• **Written instruction**
Pictures stay out. Extract the lines below from the first one through the line with "1222, 1262, 1303]", both included.

-=-=-=-=-

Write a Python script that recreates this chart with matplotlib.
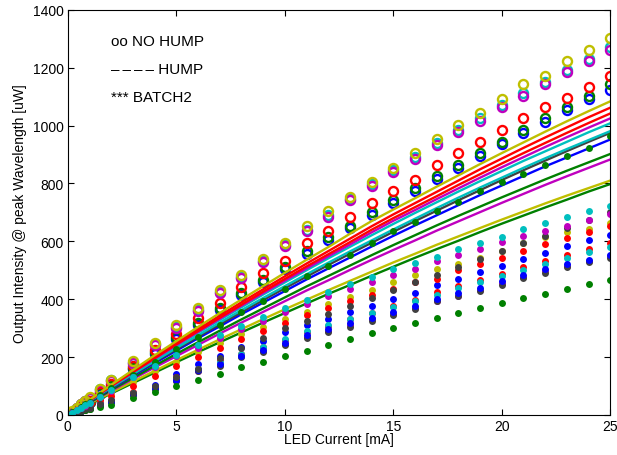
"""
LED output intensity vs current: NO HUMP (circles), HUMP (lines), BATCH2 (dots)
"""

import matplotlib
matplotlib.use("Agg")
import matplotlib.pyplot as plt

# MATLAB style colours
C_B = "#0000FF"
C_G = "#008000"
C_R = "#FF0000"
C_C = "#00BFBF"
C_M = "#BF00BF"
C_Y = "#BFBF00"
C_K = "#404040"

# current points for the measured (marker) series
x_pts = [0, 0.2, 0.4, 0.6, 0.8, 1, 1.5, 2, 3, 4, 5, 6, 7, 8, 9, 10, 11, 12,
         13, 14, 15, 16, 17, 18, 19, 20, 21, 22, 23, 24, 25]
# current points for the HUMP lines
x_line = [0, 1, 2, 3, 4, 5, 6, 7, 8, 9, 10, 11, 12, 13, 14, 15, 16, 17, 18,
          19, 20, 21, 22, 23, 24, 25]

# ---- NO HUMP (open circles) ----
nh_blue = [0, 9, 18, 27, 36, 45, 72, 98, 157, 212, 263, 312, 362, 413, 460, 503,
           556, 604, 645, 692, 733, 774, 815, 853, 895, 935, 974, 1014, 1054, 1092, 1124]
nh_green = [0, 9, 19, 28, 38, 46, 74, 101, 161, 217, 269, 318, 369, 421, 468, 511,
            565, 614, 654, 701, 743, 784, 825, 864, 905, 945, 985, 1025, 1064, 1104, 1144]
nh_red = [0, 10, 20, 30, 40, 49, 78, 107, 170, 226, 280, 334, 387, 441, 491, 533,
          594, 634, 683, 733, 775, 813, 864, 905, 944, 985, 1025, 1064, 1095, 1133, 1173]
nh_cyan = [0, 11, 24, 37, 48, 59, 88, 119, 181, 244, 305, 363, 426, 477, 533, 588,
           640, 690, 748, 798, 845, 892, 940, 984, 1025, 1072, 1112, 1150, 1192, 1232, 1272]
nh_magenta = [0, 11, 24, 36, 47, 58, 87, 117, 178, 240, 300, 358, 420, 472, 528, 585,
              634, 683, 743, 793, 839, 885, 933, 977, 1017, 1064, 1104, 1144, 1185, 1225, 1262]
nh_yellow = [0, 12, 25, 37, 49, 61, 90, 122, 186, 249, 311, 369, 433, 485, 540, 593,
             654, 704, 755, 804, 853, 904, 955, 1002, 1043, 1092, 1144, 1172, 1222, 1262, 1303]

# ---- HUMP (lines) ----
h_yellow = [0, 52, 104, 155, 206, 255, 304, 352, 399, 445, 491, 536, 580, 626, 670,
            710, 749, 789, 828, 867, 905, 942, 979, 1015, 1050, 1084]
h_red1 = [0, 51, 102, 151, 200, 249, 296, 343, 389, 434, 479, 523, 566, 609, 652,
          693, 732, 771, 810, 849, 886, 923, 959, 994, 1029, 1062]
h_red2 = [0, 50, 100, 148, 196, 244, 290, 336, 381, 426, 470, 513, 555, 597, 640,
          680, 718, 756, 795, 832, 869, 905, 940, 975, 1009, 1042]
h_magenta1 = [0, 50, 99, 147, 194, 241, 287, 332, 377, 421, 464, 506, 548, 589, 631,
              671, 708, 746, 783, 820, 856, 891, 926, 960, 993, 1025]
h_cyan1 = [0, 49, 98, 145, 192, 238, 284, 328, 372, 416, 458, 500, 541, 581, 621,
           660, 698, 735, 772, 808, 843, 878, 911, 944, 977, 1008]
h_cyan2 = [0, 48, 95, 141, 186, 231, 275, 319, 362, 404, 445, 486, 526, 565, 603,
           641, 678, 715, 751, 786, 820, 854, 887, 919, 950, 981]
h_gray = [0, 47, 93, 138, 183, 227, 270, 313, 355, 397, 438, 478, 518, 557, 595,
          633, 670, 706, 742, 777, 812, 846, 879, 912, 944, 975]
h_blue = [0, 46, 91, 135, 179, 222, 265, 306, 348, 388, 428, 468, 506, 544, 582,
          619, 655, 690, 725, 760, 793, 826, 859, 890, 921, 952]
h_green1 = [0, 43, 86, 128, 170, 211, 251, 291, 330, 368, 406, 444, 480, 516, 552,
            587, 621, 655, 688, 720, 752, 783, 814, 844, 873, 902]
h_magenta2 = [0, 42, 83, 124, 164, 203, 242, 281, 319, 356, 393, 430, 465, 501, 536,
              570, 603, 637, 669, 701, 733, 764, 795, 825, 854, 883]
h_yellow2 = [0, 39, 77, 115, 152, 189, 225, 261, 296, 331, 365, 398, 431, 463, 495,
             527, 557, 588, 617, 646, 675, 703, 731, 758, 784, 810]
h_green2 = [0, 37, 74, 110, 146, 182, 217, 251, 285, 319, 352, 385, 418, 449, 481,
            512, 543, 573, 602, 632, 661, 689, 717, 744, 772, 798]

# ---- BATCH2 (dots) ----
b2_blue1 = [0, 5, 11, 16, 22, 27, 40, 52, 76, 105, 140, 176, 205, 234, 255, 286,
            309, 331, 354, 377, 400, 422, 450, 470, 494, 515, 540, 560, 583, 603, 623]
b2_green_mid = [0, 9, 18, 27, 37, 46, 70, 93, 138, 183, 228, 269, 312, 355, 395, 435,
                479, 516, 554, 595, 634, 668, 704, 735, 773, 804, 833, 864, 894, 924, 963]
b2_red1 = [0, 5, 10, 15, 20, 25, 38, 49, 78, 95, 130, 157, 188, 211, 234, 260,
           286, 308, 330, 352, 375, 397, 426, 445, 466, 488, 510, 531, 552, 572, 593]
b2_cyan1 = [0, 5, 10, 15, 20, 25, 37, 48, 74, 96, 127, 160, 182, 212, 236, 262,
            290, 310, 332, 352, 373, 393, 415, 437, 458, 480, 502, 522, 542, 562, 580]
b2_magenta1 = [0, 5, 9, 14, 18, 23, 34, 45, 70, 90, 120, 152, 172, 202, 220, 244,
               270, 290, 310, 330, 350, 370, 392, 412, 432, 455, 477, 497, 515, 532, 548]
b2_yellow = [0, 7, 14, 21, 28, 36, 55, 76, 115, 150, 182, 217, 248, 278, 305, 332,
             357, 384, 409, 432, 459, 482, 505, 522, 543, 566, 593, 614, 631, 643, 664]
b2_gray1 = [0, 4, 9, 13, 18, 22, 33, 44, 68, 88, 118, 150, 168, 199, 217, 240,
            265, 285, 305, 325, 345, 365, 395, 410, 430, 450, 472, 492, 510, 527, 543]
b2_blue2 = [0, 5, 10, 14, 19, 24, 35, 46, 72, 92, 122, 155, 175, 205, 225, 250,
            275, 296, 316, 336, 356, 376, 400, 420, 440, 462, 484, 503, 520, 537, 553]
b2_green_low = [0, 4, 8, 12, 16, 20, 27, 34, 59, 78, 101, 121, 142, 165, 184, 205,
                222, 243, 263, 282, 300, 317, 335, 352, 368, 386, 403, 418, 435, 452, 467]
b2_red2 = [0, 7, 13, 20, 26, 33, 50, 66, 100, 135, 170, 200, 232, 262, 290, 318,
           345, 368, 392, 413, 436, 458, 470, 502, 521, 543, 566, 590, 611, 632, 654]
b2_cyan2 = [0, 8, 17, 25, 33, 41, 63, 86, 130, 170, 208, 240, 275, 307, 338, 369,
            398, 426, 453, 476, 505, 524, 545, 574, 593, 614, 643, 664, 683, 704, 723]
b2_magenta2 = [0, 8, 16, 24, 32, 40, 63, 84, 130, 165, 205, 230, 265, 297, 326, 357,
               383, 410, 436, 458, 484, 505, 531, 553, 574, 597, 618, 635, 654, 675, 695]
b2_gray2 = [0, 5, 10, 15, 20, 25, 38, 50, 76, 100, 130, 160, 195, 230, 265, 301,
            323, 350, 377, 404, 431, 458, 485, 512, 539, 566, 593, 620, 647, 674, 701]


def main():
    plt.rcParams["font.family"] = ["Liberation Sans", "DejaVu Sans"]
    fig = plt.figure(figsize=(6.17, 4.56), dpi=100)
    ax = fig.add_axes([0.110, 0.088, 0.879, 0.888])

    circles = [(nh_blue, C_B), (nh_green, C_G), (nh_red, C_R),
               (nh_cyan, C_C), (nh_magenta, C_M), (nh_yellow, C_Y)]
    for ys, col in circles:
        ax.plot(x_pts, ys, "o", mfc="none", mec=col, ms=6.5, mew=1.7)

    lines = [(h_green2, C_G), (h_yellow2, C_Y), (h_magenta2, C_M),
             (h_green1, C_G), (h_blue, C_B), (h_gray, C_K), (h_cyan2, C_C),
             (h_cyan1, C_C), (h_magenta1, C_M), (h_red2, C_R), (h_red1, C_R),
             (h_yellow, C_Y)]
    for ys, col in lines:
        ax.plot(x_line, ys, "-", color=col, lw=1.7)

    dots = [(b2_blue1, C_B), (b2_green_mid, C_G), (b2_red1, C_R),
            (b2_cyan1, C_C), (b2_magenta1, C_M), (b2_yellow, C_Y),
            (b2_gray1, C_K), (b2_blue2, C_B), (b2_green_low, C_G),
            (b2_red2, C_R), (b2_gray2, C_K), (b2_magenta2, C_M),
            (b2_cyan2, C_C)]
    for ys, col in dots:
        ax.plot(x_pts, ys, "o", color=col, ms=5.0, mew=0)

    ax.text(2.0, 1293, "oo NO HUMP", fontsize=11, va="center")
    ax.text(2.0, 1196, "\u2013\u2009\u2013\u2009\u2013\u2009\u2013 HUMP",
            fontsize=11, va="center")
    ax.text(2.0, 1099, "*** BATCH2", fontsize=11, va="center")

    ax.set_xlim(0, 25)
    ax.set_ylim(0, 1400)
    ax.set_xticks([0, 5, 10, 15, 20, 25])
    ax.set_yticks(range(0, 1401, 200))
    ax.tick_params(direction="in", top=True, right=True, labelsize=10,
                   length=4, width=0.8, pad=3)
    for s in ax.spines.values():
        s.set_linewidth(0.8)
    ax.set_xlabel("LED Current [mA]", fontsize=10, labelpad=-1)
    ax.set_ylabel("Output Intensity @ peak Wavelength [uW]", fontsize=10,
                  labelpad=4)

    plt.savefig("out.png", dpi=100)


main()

-=-=-=-=-

• **Problem solution**
Write a Python script that recreates this chart with matplotlib.
"""
LED output intensity vs current: NO HUMP (circles), HUMP (lines), BATCH2 (dots)
"""

import matplotlib
matplotlib.use("Agg")
import matplotlib.pyplot as plt

# MATLAB style colours
C_B = "#0000FF"
C_G = "#008000"
C_R = "#FF0000"
C_C = "#00BFBF"
C_M = "#BF00BF"
C_Y = "#BFBF00"
C_K = "#404040"

# current points for the measured (marker) series
x_pts = [0, 0.2, 0.4, 0.6, 0.8, 1, 1.5, 2, 3, 4, 5, 6, 7, 8, 9, 10, 11, 12,
         13, 14, 15, 16, 17, 18, 19, 20, 21, 22, 23, 24, 25]
# current points for the HUMP lines
x_line = [0, 1, 2, 3, 4, 5, 6, 7, 8, 9, 10, 11, 12, 13, 14, 15, 16, 17, 18,
          19, 20, 21, 22, 23, 24, 25]

# ---- NO HUMP (open circles) ----
nh_blue = [0, 9, 18, 27, 36, 45, 72, 98, 157, 212, 263, 312, 362, 413, 460, 503,
           556, 604, 645, 692, 733, 774, 815, 853, 895, 935, 974, 1014, 1054, 1092, 1124]
nh_green = [0, 9, 19, 28, 38, 46, 74, 101, 161, 217, 269, 318, 369, 421, 468, 511,
            565, 614, 654, 701, 743, 784, 825, 864, 905, 945, 985, 1025, 1064, 1104, 1144]
nh_red = [0, 10, 20, 30, 40, 49, 78, 107, 170, 226, 280, 334, 387, 441, 491, 533,
          594, 634, 683, 733, 775, 813, 864, 905, 944, 985, 1025, 1064, 1095, 1133, 1173]
nh_cyan = [0, 11, 24, 37, 48, 59, 88, 119, 181, 244, 305, 363, 426, 477, 533, 588,
           640, 690, 748, 798, 845, 892, 940, 984, 1025, 1072, 1112, 1150, 1192, 1232, 1272]
nh_magenta = [0, 11, 24, 36, 47, 58, 87, 117, 178, 240, 300, 358, 420, 472, 528, 585,
              634, 683, 743, 793, 839, 885, 933, 977, 1017, 1064, 1104, 1144, 1185, 1225, 1262]
nh_yellow = [0, 12, 25, 37, 49, 61, 90, 122, 186, 249, 311, 369, 433, 485, 540, 593,
             654, 704, 755, 804, 853, 904, 955, 1002, 1043, 1092, 1144, 1172, 1222, 1262, 1303]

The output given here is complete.